| Short task |
Write out every line exactly, from the start of the records below to the line with "plt.rcParams['axes.unicode_minus'] = False", and stop there. Don't write out the pictures.

| Provided data |

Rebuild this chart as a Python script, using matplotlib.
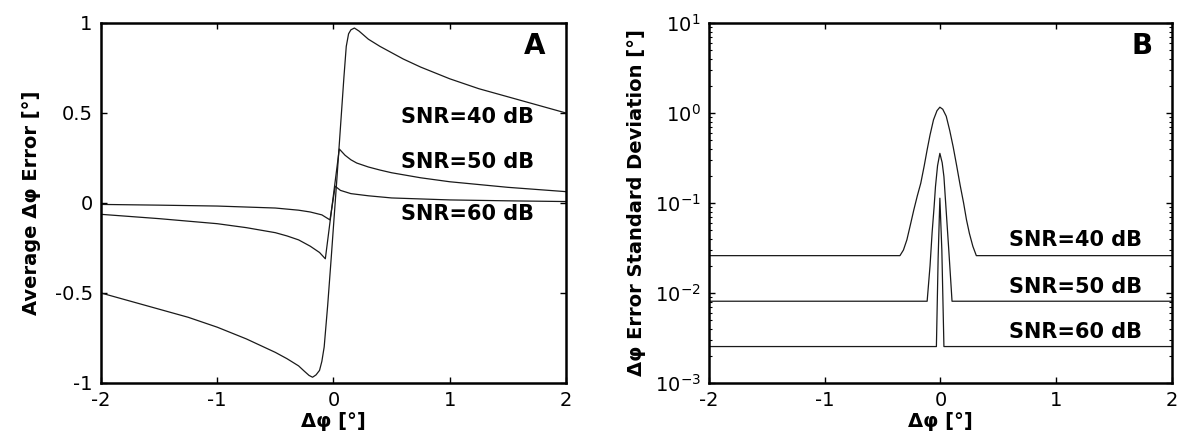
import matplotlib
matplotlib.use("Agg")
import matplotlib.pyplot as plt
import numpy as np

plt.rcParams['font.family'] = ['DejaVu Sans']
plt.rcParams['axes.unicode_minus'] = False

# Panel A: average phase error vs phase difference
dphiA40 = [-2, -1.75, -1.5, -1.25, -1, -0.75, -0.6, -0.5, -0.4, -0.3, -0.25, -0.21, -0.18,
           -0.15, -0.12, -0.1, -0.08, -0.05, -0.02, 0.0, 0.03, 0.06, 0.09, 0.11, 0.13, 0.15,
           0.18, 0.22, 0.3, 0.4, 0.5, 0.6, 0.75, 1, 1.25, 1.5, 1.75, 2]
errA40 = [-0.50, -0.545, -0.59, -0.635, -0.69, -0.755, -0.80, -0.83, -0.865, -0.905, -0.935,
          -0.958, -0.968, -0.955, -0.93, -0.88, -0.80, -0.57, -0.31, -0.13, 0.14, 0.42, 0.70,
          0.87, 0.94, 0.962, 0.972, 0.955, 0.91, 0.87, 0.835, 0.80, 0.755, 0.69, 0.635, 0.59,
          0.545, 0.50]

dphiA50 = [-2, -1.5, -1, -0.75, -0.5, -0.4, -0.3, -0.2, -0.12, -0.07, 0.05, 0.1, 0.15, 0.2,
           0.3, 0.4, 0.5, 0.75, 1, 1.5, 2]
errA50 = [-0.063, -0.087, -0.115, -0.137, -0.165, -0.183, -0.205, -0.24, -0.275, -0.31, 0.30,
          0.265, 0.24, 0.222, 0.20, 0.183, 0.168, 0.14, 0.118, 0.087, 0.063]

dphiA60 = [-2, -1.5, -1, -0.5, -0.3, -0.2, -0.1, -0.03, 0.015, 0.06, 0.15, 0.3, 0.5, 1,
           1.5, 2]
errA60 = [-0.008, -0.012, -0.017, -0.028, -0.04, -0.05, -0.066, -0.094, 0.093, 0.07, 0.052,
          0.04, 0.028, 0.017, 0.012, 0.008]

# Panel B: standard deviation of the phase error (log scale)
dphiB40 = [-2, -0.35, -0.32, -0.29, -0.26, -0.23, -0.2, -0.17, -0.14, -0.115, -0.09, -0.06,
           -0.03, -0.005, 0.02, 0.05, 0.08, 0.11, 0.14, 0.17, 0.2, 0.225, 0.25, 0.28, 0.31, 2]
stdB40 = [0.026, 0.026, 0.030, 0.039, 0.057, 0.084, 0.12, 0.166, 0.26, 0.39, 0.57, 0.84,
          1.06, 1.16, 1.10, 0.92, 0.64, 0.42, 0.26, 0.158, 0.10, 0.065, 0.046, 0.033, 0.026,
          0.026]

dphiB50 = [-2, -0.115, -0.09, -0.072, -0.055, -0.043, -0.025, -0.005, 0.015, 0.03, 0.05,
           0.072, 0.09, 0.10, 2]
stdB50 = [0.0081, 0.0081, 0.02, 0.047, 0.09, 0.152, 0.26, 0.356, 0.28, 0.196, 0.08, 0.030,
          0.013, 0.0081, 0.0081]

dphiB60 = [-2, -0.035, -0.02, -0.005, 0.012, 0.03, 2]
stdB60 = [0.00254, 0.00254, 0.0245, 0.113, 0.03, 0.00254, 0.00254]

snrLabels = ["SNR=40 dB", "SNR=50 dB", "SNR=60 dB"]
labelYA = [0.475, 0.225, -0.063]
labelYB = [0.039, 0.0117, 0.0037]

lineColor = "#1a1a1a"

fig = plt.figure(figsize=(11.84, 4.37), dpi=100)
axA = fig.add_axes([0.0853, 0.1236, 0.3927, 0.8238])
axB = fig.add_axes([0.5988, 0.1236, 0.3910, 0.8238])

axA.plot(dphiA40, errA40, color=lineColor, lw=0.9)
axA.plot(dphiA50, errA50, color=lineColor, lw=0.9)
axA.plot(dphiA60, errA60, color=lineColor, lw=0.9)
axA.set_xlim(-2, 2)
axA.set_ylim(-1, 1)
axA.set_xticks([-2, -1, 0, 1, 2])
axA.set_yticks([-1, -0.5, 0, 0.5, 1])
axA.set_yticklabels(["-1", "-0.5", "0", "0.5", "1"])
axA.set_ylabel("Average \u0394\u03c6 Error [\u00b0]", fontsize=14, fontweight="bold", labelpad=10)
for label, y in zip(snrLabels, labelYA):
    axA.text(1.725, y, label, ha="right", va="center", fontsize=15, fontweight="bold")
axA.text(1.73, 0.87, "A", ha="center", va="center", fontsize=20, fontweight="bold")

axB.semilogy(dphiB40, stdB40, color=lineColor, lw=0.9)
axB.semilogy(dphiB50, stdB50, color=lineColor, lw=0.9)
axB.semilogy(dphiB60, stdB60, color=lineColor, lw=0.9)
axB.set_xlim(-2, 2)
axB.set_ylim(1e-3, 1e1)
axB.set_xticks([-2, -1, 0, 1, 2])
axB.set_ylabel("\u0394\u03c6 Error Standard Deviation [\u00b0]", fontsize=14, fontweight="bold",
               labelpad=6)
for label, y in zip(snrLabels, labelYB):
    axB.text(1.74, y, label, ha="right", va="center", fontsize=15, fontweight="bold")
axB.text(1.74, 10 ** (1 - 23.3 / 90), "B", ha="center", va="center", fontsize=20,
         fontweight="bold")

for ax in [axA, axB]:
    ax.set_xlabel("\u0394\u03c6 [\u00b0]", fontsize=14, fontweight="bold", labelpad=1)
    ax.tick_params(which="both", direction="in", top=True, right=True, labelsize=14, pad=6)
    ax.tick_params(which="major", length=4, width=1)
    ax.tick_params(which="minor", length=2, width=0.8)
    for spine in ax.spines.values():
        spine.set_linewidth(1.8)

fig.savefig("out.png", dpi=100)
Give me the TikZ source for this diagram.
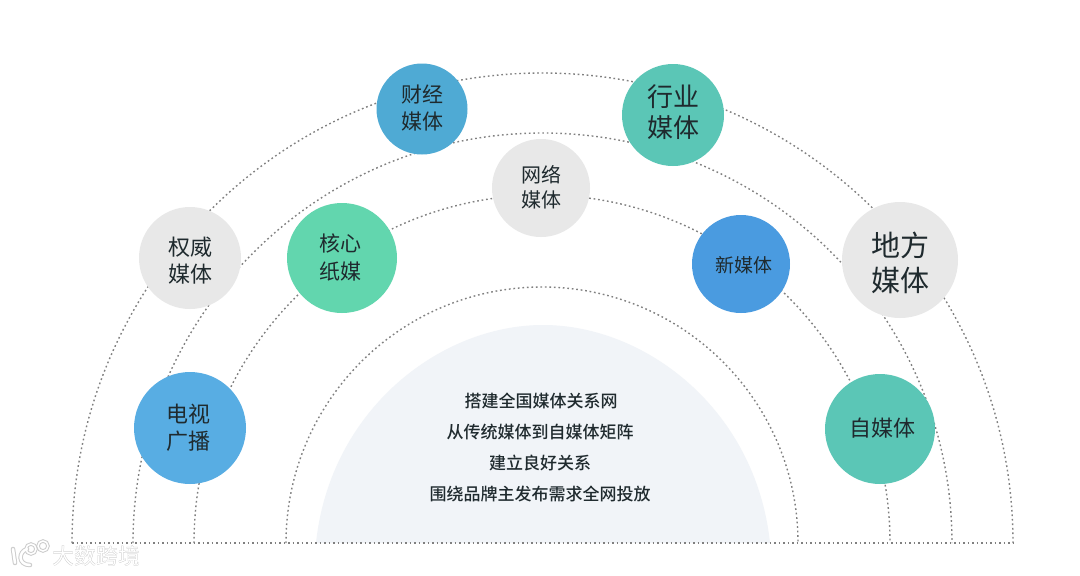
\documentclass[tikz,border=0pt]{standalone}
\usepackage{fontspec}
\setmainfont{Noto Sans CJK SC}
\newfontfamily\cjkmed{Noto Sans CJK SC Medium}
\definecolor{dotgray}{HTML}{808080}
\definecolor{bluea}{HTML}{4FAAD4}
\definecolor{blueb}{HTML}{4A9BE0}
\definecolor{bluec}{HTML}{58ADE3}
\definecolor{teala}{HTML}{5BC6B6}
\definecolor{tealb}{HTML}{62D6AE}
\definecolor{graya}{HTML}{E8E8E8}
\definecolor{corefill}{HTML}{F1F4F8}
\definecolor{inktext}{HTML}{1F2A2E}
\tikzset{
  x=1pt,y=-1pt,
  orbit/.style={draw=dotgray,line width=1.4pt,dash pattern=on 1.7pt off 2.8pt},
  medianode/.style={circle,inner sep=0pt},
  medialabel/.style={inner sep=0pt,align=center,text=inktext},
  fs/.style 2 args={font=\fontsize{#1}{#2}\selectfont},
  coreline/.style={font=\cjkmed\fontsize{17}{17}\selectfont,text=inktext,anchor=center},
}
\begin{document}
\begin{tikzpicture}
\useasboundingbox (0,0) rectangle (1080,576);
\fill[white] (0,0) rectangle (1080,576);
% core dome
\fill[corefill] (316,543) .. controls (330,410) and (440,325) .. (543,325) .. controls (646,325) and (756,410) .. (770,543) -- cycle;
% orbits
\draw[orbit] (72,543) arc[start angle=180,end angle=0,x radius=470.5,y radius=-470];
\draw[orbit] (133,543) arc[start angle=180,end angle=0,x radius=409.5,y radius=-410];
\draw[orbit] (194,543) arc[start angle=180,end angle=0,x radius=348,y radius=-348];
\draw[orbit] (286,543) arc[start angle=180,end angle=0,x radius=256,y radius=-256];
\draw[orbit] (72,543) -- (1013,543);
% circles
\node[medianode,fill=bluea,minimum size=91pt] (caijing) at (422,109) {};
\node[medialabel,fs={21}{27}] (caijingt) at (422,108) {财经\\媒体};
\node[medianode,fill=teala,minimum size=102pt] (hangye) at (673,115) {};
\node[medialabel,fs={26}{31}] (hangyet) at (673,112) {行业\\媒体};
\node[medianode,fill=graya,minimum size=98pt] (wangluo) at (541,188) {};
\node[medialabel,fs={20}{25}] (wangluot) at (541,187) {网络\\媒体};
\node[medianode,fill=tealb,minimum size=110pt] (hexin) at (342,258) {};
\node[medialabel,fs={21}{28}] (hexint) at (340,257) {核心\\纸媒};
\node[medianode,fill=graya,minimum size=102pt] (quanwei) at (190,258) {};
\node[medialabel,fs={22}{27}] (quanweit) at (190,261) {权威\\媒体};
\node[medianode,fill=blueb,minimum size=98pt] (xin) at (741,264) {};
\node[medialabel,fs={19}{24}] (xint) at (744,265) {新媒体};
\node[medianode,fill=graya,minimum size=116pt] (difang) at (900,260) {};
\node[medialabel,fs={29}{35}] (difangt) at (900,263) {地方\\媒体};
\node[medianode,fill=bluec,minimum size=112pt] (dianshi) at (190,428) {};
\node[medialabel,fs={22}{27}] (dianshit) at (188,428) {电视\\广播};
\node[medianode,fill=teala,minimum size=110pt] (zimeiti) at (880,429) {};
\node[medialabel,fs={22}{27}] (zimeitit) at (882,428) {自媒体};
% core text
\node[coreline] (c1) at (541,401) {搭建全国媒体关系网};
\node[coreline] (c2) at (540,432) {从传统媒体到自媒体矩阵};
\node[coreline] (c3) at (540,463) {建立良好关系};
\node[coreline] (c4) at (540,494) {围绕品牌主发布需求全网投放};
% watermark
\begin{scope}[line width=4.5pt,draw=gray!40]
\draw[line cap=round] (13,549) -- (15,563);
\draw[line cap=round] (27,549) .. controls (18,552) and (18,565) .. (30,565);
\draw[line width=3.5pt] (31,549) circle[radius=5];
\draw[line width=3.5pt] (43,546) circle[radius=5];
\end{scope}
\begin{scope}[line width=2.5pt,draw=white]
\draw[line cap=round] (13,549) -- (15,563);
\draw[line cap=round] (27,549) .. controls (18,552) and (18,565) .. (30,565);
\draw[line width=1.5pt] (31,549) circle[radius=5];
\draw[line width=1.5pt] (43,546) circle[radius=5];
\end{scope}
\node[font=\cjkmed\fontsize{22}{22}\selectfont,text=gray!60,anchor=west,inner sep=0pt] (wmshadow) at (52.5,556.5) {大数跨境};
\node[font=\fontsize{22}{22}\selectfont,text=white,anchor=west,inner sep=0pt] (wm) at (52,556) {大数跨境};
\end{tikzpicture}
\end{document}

| Written answer |
Rebuild this chart as a Python script, using matplotlib.
import matplotlib
matplotlib.use("Agg")
import matplotlib.pyplot as plt
import numpy as np

plt.rcParams['font.family'] = ['DejaVu Sans']
plt.rcParams['axes.unicode_minus'] = False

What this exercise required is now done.